▶ _DO THIS_: Output all of the data below exactly as given.
########
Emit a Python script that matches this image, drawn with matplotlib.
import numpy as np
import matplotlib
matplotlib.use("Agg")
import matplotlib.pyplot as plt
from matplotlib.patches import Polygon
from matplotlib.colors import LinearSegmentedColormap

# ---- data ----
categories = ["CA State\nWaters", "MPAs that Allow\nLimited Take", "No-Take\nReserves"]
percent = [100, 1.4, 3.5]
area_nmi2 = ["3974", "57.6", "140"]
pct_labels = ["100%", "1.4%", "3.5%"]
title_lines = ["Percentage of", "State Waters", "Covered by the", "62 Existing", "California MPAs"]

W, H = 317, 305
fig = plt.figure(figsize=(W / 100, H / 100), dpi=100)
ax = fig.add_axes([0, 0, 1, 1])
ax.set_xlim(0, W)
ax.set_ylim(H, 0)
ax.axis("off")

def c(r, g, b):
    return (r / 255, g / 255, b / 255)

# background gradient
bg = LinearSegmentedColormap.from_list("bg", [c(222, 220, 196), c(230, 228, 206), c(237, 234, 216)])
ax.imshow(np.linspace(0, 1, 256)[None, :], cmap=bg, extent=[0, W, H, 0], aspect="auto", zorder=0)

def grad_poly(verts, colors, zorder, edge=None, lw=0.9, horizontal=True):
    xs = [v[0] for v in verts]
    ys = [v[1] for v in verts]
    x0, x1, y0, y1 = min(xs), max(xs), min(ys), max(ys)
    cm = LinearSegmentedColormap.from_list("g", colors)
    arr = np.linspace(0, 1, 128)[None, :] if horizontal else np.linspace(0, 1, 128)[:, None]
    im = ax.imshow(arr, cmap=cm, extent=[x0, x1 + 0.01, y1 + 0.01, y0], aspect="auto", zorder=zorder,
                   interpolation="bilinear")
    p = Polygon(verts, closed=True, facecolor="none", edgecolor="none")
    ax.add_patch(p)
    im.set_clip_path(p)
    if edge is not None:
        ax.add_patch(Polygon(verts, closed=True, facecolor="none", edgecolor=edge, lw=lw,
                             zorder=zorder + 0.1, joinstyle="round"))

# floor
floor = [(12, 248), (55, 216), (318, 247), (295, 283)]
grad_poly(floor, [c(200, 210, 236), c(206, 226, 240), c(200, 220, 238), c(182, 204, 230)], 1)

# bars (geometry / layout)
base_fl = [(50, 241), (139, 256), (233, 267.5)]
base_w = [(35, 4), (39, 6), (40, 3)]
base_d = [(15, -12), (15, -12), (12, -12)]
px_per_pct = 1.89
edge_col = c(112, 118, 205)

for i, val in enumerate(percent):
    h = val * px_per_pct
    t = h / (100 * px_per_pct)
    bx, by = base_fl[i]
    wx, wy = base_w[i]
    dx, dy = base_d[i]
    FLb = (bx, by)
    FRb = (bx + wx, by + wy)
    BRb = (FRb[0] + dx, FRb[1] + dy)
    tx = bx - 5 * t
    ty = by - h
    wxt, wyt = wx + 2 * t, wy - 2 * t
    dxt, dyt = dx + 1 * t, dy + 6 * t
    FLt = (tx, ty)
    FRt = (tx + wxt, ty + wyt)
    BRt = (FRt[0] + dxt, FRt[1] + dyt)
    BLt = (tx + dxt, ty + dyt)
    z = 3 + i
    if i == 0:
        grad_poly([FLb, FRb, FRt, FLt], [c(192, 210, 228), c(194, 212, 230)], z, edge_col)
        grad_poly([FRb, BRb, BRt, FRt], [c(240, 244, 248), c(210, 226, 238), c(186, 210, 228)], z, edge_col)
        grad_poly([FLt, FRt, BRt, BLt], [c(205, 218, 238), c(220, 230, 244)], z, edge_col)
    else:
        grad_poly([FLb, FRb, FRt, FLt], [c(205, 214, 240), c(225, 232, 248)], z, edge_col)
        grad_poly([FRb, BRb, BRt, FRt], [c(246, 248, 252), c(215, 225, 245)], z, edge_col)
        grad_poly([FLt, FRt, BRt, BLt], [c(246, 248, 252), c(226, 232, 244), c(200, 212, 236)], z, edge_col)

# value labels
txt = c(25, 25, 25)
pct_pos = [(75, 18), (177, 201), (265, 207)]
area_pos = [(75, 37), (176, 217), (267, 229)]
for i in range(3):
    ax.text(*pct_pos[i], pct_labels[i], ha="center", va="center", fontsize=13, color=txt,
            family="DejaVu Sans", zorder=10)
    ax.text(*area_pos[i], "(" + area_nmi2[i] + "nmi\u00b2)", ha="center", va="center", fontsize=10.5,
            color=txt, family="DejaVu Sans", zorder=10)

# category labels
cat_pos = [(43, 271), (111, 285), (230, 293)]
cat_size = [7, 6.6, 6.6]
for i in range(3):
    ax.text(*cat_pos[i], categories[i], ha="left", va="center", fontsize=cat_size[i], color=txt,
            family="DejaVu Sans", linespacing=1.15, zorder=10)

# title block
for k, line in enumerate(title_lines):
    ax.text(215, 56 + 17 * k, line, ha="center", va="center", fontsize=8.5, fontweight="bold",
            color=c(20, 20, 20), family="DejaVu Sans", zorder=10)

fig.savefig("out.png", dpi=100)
########
▶ _OUTPUT BELOW_:
Emit a Python script that matches this image, drawn with matplotlib.
import numpy as np
import matplotlib
matplotlib.use("Agg")
import matplotlib.pyplot as plt
from matplotlib.patches import Polygon
from matplotlib.colors import LinearSegmentedColormap

# ---- data ----
categories = ["CA State\nWaters", "MPAs that Allow\nLimited Take", "No-Take\nReserves"]
percent = [100, 1.4, 3.5]
area_nmi2 = ["3974", "57.6", "140"]
pct_labels = ["100%", "1.4%", "3.5%"]
title_lines = ["Percentage of", "State Waters", "Covered by the", "62 Existing", "California MPAs"]

W, H = 317, 305
fig = plt.figure(figsize=(W / 100, H / 100), dpi=100)
ax = fig.add_axes([0, 0, 1, 1])
ax.set_xlim(0, W)
ax.set_ylim(H, 0)
ax.axis("off")

def c(r, g, b):
    return (r / 255, g / 255, b / 255)

# background gradient
bg = LinearSegmentedColormap.from_list("bg", [c(222, 220, 196), c(230, 228, 206), c(237, 234, 216)])
ax.imshow(np.linspace(0, 1, 256)[None, :], cmap=bg, extent=[0, W, H, 0], aspect="auto", zorder=0)

def grad_poly(verts, colors, zorder, edge=None, lw=0.9, horizontal=True):
    xs = [v[0] for v in verts]
    ys = [v[1] for v in verts]
    x0, x1, y0, y1 = min(xs), max(xs), min(ys), max(ys)
    cm = LinearSegmentedColormap.from_list("g", colors)
    arr = np.linspace(0, 1, 128)[None, :] if horizontal else np.linspace(0, 1, 128)[:, None]
    im = ax.imshow(arr, cmap=cm, extent=[x0, x1 + 0.01, y1 + 0.01, y0], aspect="auto", zorder=zorder,
                   interpolation="bilinear")
    p = Polygon(verts, closed=True, facecolor="none", edgecolor="none")
    ax.add_patch(p)
    im.set_clip_path(p)
    if edge is not None:
        ax.add_patch(Polygon(verts, closed=True, facecolor="none", edgecolor=edge, lw=lw,
                             zorder=zorder + 0.1, joinstyle="round"))

# floor
floor = [(12, 248), (55, 216), (318, 247), (295, 283)]
grad_poly(floor, [c(200, 210, 236), c(206, 226, 240), c(200, 220, 238), c(182, 204, 230)], 1)

# bars (geometry / layout)
base_fl = [(50, 241), (139, 256), (233, 267.5)]
base_w = [(35, 4), (39, 6), (40, 3)]
base_d = [(15, -12), (15, -12), (12, -12)]
px_per_pct = 1.89
edge_col = c(112, 118, 205)

for i, val in enumerate(percent):
    h = val * px_per_pct
    t = h / (100 * px_per_pct)
    bx, by = base_fl[i]
    wx, wy = base_w[i]
    dx, dy = base_d[i]
    FLb = (bx, by)
    FRb = (bx + wx, by + wy)
    BRb = (FRb[0] + dx, FRb[1] + dy)
    tx = bx - 5 * t
    ty = by - h
    wxt, wyt = wx + 2 * t, wy - 2 * t
    dxt, dyt = dx + 1 * t, dy + 6 * t
    FLt = (tx, ty)
    FRt = (tx + wxt, ty + wyt)
    BRt = (FRt[0] + dxt, FRt[1] + dyt)
    BLt = (tx + dxt, ty + dyt)
    z = 3 + i
    if i == 0:
        grad_poly([FLb, FRb, FRt, FLt], [c(192, 210, 228), c(194, 212, 230)], z, edge_col)
        grad_poly([FRb, BRb, BRt, FRt], [c(240, 244, 248), c(210, 226, 238), c(186, 210, 228)], z, edge_col)
        grad_poly([FLt, FRt, BRt, BLt], [c(205, 218, 238), c(220, 230, 244)], z, edge_col)
    else:
        grad_poly([FLb, FRb, FRt, FLt], [c(205, 214, 240), c(225, 232, 248)], z, edge_col)
        grad_poly([FRb, BRb, BRt, FRt], [c(246, 248, 252), c(215, 225, 245)], z, edge_col)
        grad_poly([FLt, FRt, BRt, BLt], [c(246, 248, 252), c(226, 232, 244), c(200, 212, 236)], z, edge_col)

# value labels
txt = c(25, 25, 25)
pct_pos = [(75, 18), (177, 201), (265, 207)]
area_pos = [(75, 37), (176, 217), (267, 229)]
for i in range(3):
    ax.text(*pct_pos[i], pct_labels[i], ha="center", va="center", fontsize=13, color=txt,
            family="DejaVu Sans", zorder=10)
    ax.text(*area_pos[i], "(" + area_nmi2[i] + "nmi\u00b2)", ha="center", va="center", fontsize=10.5,
            color=txt, family="DejaVu Sans", zorder=10)

# category labels
cat_pos = [(43, 271), (111, 285), (230, 293)]
cat_size = [7, 6.6, 6.6]
for i in range(3):
    ax.text(*cat_pos[i], categories[i], ha="left", va="center", fontsize=cat_size[i], color=txt,
            family="DejaVu Sans", linespacing=1.15, zorder=10)

# title block
for k, line in enumerate(title_lines):
    ax.text(215, 56 + 17 * k, line, ha="center", va="center", fontsize=8.5, fontweight="bold",
            color=c(20, 20, 20), family="DejaVu Sans", zorder=10)

fig.savefig("out.png", dpi=100)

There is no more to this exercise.